Манфред пожал плечами.
– Пусть так!.. Только вы же знаете, сир, что страха у меня нет… Я сказал, что ошибался, потому что считал в то время, что совершается насилие над невинной юной девушкой!.. Я ошибался. Слышите это, вы все? И вы тоже, мадам! Я верил, что вы – юная девушка… Я не знал, что вы только поджидаете случая, чтобы броситься в объятия первому встречному! Этот первый встречный оказался королем! Прекрасная находка! Королевская любовница, – закончил он раскатами звонкого смеха, – приветствую вас, и вас тоже, сир… А также прошу у вас прощения, сир, за то, что заставил два лишних часа протерпеть ваше законное нетерпение!

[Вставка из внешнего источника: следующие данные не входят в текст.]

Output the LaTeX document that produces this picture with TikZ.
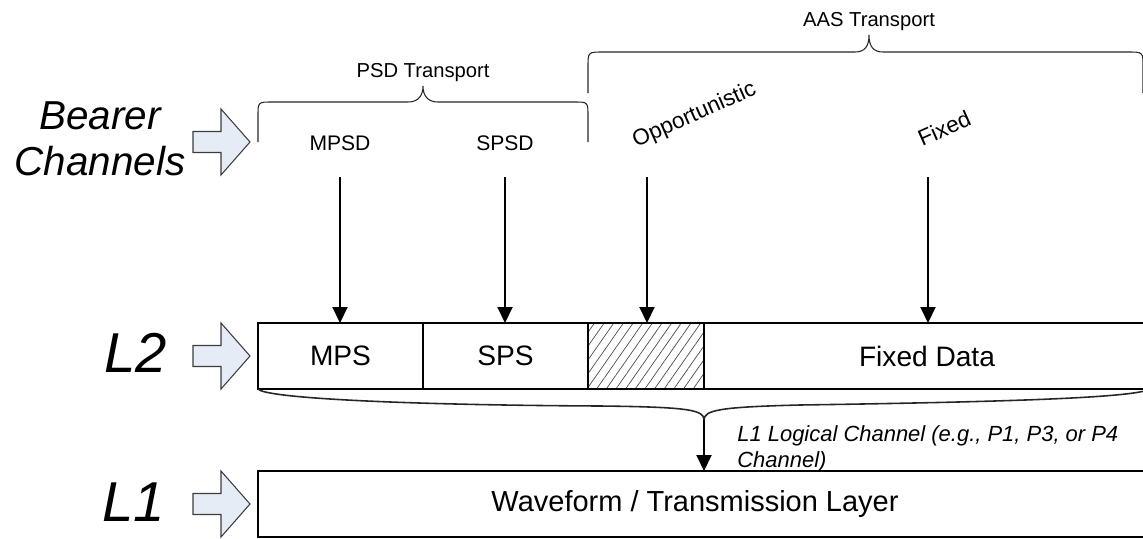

Опьяневший от бешенства, Франциск I махнул рукой:
– Схватить его! – крикнул он. – Отдаю его вам! Вперед! Ату его! Разорвите его в куски!
Жилет, подавленная безнадежностью, упала навзничь, как мертвая. Две сотни кавалеров бросились вперед со шпагами в руках.
– Смерть ему! Смерть! – кричали они.
– Назад! Назад, слуги палача, лакеи короля! – ответом был твердый голос Манфреда.
Клинок его сверкающей рапиры совершал молниеносные движения. Манфред отступил в угол, готовый умереть там.